REQUIRED WORK: Beneath this instruction is a block of data; output from it exactly the lines that run from the one containing "Write the Plotly code for this chart." through the one containing "Serif, Times New", inclusive.
=== RECORDS FOR THIS TASK ===
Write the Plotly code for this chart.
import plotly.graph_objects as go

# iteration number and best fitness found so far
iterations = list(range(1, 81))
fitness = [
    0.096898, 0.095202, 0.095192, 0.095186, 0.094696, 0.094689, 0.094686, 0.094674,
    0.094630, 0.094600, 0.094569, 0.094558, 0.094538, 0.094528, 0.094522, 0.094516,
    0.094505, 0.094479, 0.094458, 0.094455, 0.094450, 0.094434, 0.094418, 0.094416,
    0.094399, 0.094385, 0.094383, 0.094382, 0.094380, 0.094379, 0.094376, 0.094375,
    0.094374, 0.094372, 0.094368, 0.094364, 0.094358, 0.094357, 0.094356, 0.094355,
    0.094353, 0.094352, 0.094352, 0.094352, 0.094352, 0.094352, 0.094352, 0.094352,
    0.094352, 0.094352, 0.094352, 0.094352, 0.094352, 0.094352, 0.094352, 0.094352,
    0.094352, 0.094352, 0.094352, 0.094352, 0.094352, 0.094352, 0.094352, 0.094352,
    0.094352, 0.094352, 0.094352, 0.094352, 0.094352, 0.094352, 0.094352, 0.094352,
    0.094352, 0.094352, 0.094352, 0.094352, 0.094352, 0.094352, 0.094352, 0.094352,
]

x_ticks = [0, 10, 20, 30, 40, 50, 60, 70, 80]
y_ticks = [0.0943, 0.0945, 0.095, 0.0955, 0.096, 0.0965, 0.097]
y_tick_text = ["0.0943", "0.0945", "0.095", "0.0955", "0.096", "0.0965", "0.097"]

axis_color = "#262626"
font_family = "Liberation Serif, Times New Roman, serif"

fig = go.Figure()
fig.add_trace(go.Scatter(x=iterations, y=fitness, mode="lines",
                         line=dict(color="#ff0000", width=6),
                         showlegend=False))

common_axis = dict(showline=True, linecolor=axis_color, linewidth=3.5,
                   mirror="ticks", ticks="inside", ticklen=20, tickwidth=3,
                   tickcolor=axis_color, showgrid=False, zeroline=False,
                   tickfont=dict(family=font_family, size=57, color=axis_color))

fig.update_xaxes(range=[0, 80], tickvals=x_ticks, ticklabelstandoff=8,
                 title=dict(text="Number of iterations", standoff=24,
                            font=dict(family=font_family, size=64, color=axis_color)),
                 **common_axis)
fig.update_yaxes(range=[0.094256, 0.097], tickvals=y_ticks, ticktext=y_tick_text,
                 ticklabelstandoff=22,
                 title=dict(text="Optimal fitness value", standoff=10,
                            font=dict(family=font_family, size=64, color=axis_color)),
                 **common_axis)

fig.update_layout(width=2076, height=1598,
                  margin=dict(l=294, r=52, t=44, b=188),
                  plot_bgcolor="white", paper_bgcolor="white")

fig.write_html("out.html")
===
=== RECORDS FOR THIS TASK ===
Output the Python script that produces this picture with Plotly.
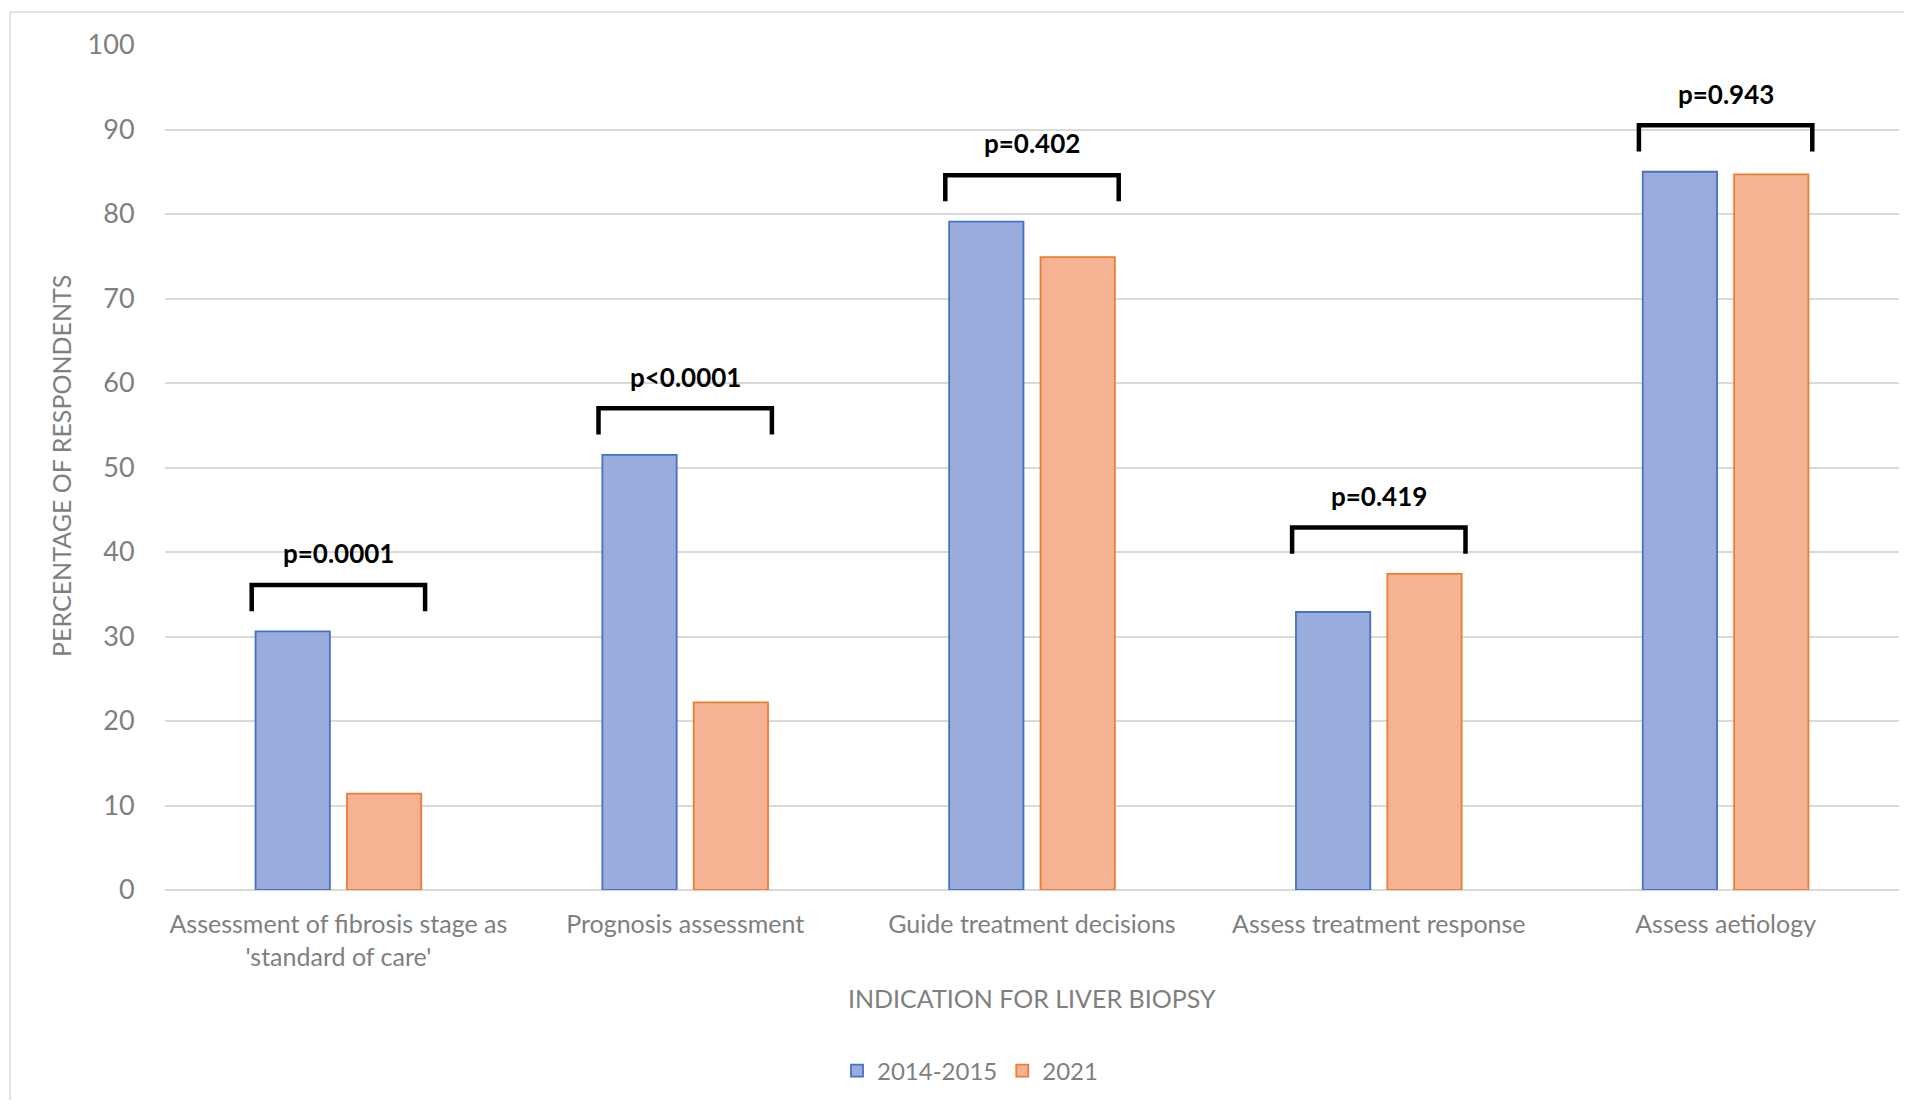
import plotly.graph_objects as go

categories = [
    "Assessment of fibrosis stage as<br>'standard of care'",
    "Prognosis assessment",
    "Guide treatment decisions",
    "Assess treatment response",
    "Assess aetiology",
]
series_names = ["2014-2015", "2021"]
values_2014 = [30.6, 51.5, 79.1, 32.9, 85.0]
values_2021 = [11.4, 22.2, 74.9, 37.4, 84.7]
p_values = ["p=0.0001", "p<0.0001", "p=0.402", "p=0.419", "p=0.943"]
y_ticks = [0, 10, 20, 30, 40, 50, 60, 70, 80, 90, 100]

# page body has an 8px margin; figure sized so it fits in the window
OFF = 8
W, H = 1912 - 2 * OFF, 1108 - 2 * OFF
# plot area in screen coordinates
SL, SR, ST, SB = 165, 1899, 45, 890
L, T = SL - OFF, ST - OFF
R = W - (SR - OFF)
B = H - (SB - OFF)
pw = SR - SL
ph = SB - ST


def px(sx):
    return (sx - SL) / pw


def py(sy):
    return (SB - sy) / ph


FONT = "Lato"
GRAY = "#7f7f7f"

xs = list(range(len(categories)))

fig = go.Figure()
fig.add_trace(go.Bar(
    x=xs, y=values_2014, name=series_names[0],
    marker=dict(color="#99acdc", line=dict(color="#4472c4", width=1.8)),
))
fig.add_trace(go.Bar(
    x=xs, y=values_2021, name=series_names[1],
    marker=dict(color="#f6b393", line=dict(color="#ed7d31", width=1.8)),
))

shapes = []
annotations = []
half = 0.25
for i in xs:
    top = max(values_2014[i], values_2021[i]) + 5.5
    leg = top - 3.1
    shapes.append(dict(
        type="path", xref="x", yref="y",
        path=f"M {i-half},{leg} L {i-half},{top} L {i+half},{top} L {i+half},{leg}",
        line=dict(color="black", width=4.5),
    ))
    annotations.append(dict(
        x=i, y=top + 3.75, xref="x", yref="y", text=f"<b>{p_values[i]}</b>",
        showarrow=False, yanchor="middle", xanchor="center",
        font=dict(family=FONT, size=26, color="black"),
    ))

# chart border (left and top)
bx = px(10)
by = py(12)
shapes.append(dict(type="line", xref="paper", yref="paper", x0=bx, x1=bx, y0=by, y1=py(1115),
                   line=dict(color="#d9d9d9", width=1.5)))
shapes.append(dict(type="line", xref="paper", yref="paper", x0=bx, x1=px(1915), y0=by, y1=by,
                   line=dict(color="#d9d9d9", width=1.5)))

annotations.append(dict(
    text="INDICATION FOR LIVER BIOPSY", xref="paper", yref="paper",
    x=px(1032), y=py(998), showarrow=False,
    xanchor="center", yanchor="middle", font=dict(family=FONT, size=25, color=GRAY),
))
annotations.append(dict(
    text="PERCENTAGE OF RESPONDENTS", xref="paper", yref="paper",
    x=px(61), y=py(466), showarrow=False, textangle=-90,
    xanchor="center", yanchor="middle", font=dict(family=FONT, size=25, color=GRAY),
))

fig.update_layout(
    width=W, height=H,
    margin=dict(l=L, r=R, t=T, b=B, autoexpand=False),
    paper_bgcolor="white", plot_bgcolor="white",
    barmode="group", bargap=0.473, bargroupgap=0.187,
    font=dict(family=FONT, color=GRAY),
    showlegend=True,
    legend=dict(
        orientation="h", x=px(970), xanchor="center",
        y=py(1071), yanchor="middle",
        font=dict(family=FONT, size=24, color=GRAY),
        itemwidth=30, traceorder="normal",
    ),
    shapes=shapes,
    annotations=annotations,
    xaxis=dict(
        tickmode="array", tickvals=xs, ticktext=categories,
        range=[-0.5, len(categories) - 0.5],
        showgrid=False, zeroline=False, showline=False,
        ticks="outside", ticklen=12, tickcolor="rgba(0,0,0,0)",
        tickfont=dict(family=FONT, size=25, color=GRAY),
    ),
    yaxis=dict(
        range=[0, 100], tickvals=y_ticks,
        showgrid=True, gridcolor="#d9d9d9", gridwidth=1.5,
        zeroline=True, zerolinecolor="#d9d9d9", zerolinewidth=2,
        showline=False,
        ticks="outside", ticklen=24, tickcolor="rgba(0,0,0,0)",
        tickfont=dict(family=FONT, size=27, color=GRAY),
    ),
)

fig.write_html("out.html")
===
RESULT:
Write the Plotly code for this chart.
import plotly.graph_objects as go

# iteration number and best fitness found so far
iterations = list(range(1, 81))
fitness = [
    0.096898, 0.095202, 0.095192, 0.095186, 0.094696, 0.094689, 0.094686, 0.094674,
    0.094630, 0.094600, 0.094569, 0.094558, 0.094538, 0.094528, 0.094522, 0.094516,
    0.094505, 0.094479, 0.094458, 0.094455, 0.094450, 0.094434, 0.094418, 0.094416,
    0.094399, 0.094385, 0.094383, 0.094382, 0.094380, 0.094379, 0.094376, 0.094375,
    0.094374, 0.094372, 0.094368, 0.094364, 0.094358, 0.094357, 0.094356, 0.094355,
    0.094353, 0.094352, 0.094352, 0.094352, 0.094352, 0.094352, 0.094352, 0.094352,
    0.094352, 0.094352, 0.094352, 0.094352, 0.094352, 0.094352, 0.094352, 0.094352,
    0.094352, 0.094352, 0.094352, 0.094352, 0.094352, 0.094352, 0.094352, 0.094352,
    0.094352, 0.094352, 0.094352, 0.094352, 0.094352, 0.094352, 0.094352, 0.094352,
    0.094352, 0.094352, 0.094352, 0.094352, 0.094352, 0.094352, 0.094352, 0.094352,
]

x_ticks = [0, 10, 20, 30, 40, 50, 60, 70, 80]
y_ticks = [0.0943, 0.0945, 0.095, 0.0955, 0.096, 0.0965, 0.097]
y_tick_text = ["0.0943", "0.0945", "0.095", "0.0955", "0.096", "0.0965", "0.097"]

axis_color = "#262626"
font_family = "Liberation Serif, Times New Roman, serif"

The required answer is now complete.